Interview de JEAN-YVES ROCHEX
Jean-Yves Rochex est psychologue et chercheur en sciences de l’éducation, laboratoire ESCOL.
crédit photo : DR
QUELS MALENTENDUS S’AGIT-IL D’EXPLICITER ?
La construction des difficultés et inégalités scolaires repose pour une part importante sur une sorte de délit d’initiés, le système éducatif exigeant implicitement de tous les élèves, voire de leur famille, qu’ils aient ce qu’il ne leur donne pas explicitement. Trop souvent, l’enseignant, consciemment ou non, présuppose des élèves qu’ils puissent tous tout faire quasi « naturellement ». Passer de l’explication donnée à un travail ou une production autonome, de la manipulation à la conceptualisation, reconnaître les enjeux d’apprentissage au-delà de la succession des situations et des tâches, tirer une règle ou des enseignements généraux d’une observation, d’une comparaison ou d’un classement d’objets ou de phénomènes particuliers, se situer dans le registre de vocabulaire et de langage requis pour cela…
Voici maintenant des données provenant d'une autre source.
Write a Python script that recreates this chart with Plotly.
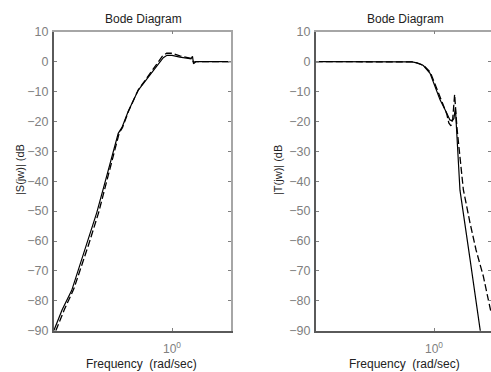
import plotly.graph_objects as go

# ---- data (frequency in rad/sec, magnitude in dB) ----
s_freq_solid = [0.158, 0.180, 0.209, 0.238, 0.265, 0.309, 0.351, 0.400, 0.432, 0.458,
                0.506, 0.591, 0.657, 0.710, 0.788, 0.873, 0.925, 1.0, 1.132, 1.283,
                1.345, 1.377, 1.399, 1.455, 2.512]
s_db_solid = [-90, -83, -76.5, -68, -61, -50.5, -40.5, -30, -24, -22,
              -16.5, -9.5, -6.5, -4.5, -1.5, 1.3, 2.1, 2.1, 1.5, 1.0,
              0.9, 1.8, -0.7, 0, 0]

s_freq_dash = [0.163, 0.186, 0.216, 0.245, 0.273, 0.318, 0.360, 0.408, 0.438, 0.462,
               0.508, 0.590, 0.652, 0.703, 0.780, 0.860, 0.920, 1.0, 1.13, 1.28,
               1.345, 1.38, 1.40, 1.455, 2.512]
s_db_dash = [-90, -83, -76, -68, -61, -50.5, -40.5, -30, -24, -22,
             -16.5, -9.5, -6.5, -4, -1, 1.8, 2.8, 2.8, 1.9, 1.3,
             1.1, 0.4, -0.2, 0, 0]

t_freq_solid = [0.158, 0.589, 0.710, 0.764, 0.847, 0.940, 1.016, 1.099, 1.219, 1.282,
                1.330, 1.365, 1.396, 1.442, 1.500, 1.754, 2.051, 2.115]
t_db_solid = [0, 0, -0.1, -0.4, -1.3, -3.9, -8.3, -12.8, -17.2, -19.5,
              -19.8, -19, -15.5, -28, -43, -66, -89.7, -94]

t_freq_dash = [0.158, 0.589, 0.710, 0.764, 0.847, 0.945, 1.022, 1.106, 1.220, 1.260,
               1.303, 1.340, 1.380, 1.430, 1.542, 1.581, 1.754, 1.928, 2.158, 2.422, 2.6]
t_db_dash = [0, 0, -0.1, -0.4, -1.2, -3.6, -8, -12.5, -17.5, -20.5,
             -21.5, -19, -11, -22, -39.4, -42.8, -53.9, -63, -71.7, -83.3, -88]

y_ticks = [10, 0, -10, -20, -30, -40, -50, -60, -70, -80, -90]
x_tickvals = [1]
x_ticktext = ["10<sup>0</sup>"]
titles = ["Bode Diagram", "Bode Diagram"]
ylabels = ["|S(jw)| (dB", "|T(jw)| (dB"]
xlabel = "Frequency  (rad/sec)"

W, H = 491, 372
FONT = "Arial, Liberation Sans, sans-serif"
TICKC = "#808080"
DARK = "#5a5a5a"
LIGHT = "#a6a6a6"

fig = go.Figure()

def add_pair(fs, ds, fd, dd, xa, ya):
    fig.add_trace(go.Scatter(x=fd, y=dd, mode="lines", xaxis=xa, yaxis=ya,
                             line=dict(color="black", width=1.3, dash="7px,3px"),
                             showlegend=False))
    fig.add_trace(go.Scatter(x=fs, y=ds, mode="lines", xaxis=xa, yaxis=ya,
                             line=dict(color="black", width=1.2),
                             showlegend=False))

add_pair(s_freq_solid, s_db_solid, s_freq_dash, s_db_dash, "x", "y")
add_pair(t_freq_solid, t_db_solid, t_freq_dash, t_db_dash, "x2", "y2")
# empty traces to register the overlay (frame) axes
fig.add_trace(go.Scatter(x=[], y=[], xaxis="x3", yaxis="y3", showlegend=False))
fig.add_trace(go.Scatter(x=[], y=[], xaxis="x4", yaxis="y4", showlegend=False))

ydom = [1 - 330.7 / H, 1 - 31.7 / H]
dom1 = [54 / W, 231 / W]
dom2 = [316 / W, 1.0]
xr1 = [-0.8, 0.4]
xr2 = [-0.8, -0.8 + 175 * 1.2 / 177]

def xmain(dom, rng, anchor):
    return dict(domain=dom, type="log", range=rng, tickvals=x_tickvals, ticktext=x_ticktext,
                ticks="inside", ticklen=3, tickcolor=TICKC, showline=True, linecolor=DARK,
                linewidth=2, showgrid=False, zeroline=False, anchor=anchor, automargin=False,
                tickfont=dict(family=FONT, size=12, color=TICKC), ticklabelstandoff=6)

def ymain(anchor):
    return dict(domain=ydom, range=[-90, 10], tickvals=y_ticks, ticks="inside", ticklen=3,
                tickcolor=TICKC, showline=True, linecolor=DARK, linewidth=2, showgrid=False,
                zeroline=False, anchor=anchor, automargin=False,
                tickfont=dict(family=FONT, size=12.5, color=TICKC), ticklabelstandoff=1)

def xtop(dom, rng, over, anchor):
    return dict(domain=dom, type="log", range=rng, overlaying=over, side="top", anchor=anchor,
                tickvals=x_tickvals, ticks="inside", ticklen=3, tickcolor=TICKC,
                showticklabels=False, showline=True, linecolor=LIGHT, linewidth=1.5,
                showgrid=False, zeroline=False, automargin=False)

def yright(over, anchor, line=True):
    return dict(domain=ydom, range=[-90, 10], overlaying=over, side="right", anchor=anchor,
                tickvals=y_ticks, ticks="inside", ticklen=3, tickcolor=TICKC,
                showticklabels=False, showline=line, linecolor=LIGHT, linewidth=1.5,
                showgrid=False, zeroline=False, automargin=False)

fig.update_layout(
    width=W, height=H, margin=dict(l=0, r=0, t=0, b=0, autoexpand=False),
    paper_bgcolor="white", plot_bgcolor="white",
    xaxis=xmain(dom1, xr1, "y"), yaxis=ymain("x"),
    xaxis2=xmain(dom2, xr2, "y2"), yaxis2=ymain("x2"),
    xaxis3=xtop(dom1, xr1, "x", "y3"), yaxis3=yright("y", "x3"),
    xaxis4=xtop(dom2, xr2, "x2", "y4"), yaxis4=yright("y2", "x4", line=False),
)

ann = []
for cx, t in zip([143, 405], titles):
    ann.append(dict(text=t, x=cx / W, y=1 - 19 / H, xref="paper", yref="paper",
                    showarrow=False, xanchor="center", yanchor="middle",
                    font=dict(family=FONT, size=12, color="#222")))
for cx in [141, 404]:
    ann.append(dict(text=xlabel, x=cx / W, y=1 - 364 / H, xref="paper", yref="paper",
                    showarrow=False, xanchor="center", yanchor="middle",
                    font=dict(family=FONT, size=12, color="#222")))
for cx, t in zip([20, 278], ylabels):
    ann.append(dict(text=t, x=cx / W, y=1 - 170 / H, xref="paper", yref="paper",
                    showarrow=False, xanchor="center", yanchor="middle", textangle=-90,
                    font=dict(family=FONT, size=11, color="#222")))
fig.update_layout(annotations=ann)

fig.write_html("out.html", config={"displayModeBar": False},
               post_script="document.body.style.margin='0';document.body.style.overflow='hidden';")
Ces changements sont souvent laissés à la charge des élèves, ou effectués par le maître sans que celui-ci soit assuré que tous les élèves le suivent alors que ce n’est le cas que d’une partie d’entre eux, ceux qui y sont préparés par leur famille. De même, il ne suffit pas pour les élèves de restituer la leçon, de réussir les tâches ou d’être engagés dans la réalisation de projets pour en comprendre les enjeux d’apprentissage et être à même de les réinvestir dans d’autres situations. Ce hiatus peut être source de graves malentendus s’il ne fait pas l’objet d’un travail explicite en classe.
QUELLES PRATIQUES ?
Ces malentendus peuvent être renforcés par des modes d’adaptation aux difficultés, réelles ou supposées, des élèves, qui conduisent soit à proposer des tâches de plus en plus restreintes ou morcelées, qu’ils peuvent réussir les unes après les autres sans qu’un réel apprentissage en résulte, soit à habiller les tâches pour les rendre plus attractives mais en rendant ce faisant plus difficile la perception des enjeux d’apprentissage.
Dès lors, traquer les implicites et malentendus est bien moins affaire de « bonnes pratiques » mais de vigilance partagée, individuelle et collective, didactique et sociale, s’efforçant de « concilier les acquis des pédagogies actives avec les exigences des pédagogies explicites et structurées »* et d’œuvrer à faire que les élèves puissent reconnaître – dans les deux sens du mot – l’enjeu d’apprentissage au-delà de l’effectuation des tâches et de la succession des situations.
* L’expression est du chercheur Roland Goigoux.